Right now, the Forestry Administration is remeasuring the proposed protected area of Prey Lang.

The new measurements retain over 300,000 hectares surrounding the “core area” and biodiversity hotspot and also remove some concession land for return to local communities.

This protected area will have great value in the coming economy.

But, they also remove almost 200,000 hectares of recognised forest from Prey Lang, some of it currently awarded to economic land and mining concessions, but most of it is still fertile and rich with forest.

The concession areas split the forested region and the new sub-decree boundaries leave all the natural resources outside the boundary open to conversion into money.

Perhaps the most vulnerable resource in the developing region just outside the new Prey Lang boundary is the Steung Sen River.

This river flows down from the remaining forests of Kulen Prum Tep in Preah Vihear province, through open-pit ore mines and the proposed steel mills in Chhaeb and Rovieng districts, through the deforested concession regions of Kompong Thom province and directly into the Tonle Sap lake.
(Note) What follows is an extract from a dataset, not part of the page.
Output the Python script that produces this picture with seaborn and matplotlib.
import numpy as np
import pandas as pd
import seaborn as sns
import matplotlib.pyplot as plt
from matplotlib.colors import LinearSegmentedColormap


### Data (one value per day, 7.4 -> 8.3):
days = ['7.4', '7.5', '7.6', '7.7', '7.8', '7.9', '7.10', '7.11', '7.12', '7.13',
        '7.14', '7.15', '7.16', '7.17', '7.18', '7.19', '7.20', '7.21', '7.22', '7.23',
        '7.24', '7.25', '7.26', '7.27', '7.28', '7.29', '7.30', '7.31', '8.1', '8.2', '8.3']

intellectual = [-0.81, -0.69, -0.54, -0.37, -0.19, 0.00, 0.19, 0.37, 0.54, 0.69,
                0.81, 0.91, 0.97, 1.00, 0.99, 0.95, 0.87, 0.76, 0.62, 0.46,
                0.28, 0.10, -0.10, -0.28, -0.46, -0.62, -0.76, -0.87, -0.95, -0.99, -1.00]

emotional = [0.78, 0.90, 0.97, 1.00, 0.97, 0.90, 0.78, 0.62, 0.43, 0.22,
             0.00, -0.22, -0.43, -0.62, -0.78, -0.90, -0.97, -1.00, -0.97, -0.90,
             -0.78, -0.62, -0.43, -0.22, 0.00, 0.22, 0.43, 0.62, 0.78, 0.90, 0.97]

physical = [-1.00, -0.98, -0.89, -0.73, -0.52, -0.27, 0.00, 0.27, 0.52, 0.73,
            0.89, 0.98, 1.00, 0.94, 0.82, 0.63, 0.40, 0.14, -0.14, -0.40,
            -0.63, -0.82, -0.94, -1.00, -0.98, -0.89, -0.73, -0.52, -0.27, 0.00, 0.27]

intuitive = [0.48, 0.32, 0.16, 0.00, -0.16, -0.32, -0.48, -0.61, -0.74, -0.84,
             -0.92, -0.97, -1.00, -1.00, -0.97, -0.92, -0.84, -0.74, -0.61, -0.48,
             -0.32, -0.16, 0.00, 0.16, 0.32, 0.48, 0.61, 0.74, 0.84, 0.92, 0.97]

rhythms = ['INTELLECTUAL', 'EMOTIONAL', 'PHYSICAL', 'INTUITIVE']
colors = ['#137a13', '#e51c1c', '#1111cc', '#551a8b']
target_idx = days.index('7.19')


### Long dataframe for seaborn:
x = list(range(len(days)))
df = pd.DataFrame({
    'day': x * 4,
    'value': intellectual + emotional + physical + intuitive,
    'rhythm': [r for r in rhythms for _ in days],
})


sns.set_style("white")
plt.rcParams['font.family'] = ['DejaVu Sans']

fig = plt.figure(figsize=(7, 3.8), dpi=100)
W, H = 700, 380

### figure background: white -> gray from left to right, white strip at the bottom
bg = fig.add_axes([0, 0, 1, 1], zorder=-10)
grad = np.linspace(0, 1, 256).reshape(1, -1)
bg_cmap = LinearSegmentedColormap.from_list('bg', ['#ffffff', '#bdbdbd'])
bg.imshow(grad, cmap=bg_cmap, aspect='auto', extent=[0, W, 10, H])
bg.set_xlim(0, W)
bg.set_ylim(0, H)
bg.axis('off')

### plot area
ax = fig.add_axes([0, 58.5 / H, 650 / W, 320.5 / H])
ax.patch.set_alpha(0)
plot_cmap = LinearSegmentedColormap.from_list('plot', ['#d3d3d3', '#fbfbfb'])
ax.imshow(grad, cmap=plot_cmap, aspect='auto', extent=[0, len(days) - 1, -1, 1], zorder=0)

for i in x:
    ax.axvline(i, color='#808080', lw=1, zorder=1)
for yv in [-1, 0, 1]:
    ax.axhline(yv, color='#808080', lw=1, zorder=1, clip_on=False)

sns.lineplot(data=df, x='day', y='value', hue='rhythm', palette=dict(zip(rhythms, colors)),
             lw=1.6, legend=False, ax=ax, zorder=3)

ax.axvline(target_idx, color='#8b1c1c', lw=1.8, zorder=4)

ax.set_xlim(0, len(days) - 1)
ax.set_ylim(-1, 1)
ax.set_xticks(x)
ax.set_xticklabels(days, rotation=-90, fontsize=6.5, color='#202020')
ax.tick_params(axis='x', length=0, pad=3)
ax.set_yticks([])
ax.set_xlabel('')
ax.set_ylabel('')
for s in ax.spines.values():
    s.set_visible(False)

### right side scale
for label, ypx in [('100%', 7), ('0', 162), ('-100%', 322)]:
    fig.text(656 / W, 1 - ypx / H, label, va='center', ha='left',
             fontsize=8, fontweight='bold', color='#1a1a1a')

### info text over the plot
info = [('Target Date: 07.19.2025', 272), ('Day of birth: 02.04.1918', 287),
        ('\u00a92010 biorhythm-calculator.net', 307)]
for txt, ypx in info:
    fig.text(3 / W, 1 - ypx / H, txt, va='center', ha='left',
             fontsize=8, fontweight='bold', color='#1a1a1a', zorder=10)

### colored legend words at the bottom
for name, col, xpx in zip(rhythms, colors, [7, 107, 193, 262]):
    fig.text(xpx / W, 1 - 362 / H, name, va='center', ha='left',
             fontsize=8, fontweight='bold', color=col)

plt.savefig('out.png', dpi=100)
The cost of this could be unbearable. Further, the extent to which the economic production of rubber and steel increases the country’s overall resources is difficult to determine.

It is a speculative process built on the promise of future returns.

If I invest money to grow rubber or forge steel, the market will buy it from me.

When the market buys the rubber and steel, the banks will measure that as gross domestic production (GDP) and I will make enough money to pay off my investors and have a profit.

This raises the question: Is money a resource?

We currently suffer under a privileged economy across the globe. Rubber concessionaires clear wildlife sanctuaries and mining companies turn mountains into steel mills, declaring that those resources will be transformed into money by the global-market.

This one particular economic purpose is valued over all other resource claims.

The trees, plants, waters, bees and local people are not entitled.

It is through this system of value that some people become more entitled to resources than others.

Those who can convert resources into money are given preferential use rights, and by extension only those who can buy resources can use them.

This economic system creates global poverty and it is through this system that we are also creating the conditions for our changing climate.

We privilege one economy over the other and the economy we privilege is changing the earth’s climate.

The solutions offered so far by the global economy have done nothing to slow the increase in greenhouse gasses, which are now at an all-time high and continuing to rise.

The privileged economy is threatening lives on our planet. Is this what progress looks like?

We can begin to think anew about being civilised in Prey Lang, where the execution of this draft sub-decree allows the government, the loggers, the concessionaires and the conservationists to work together with, and to respect, the forest communities of Prey Lang.

Cambodia still has vast forests and those that are degraded stand ready and willing to grow back.

We will not be vulnerable if we have sustaining forests and rivers; we will not be vulnerable if we all work together.

A new conversation about what it means to be civilised can begin in this moment.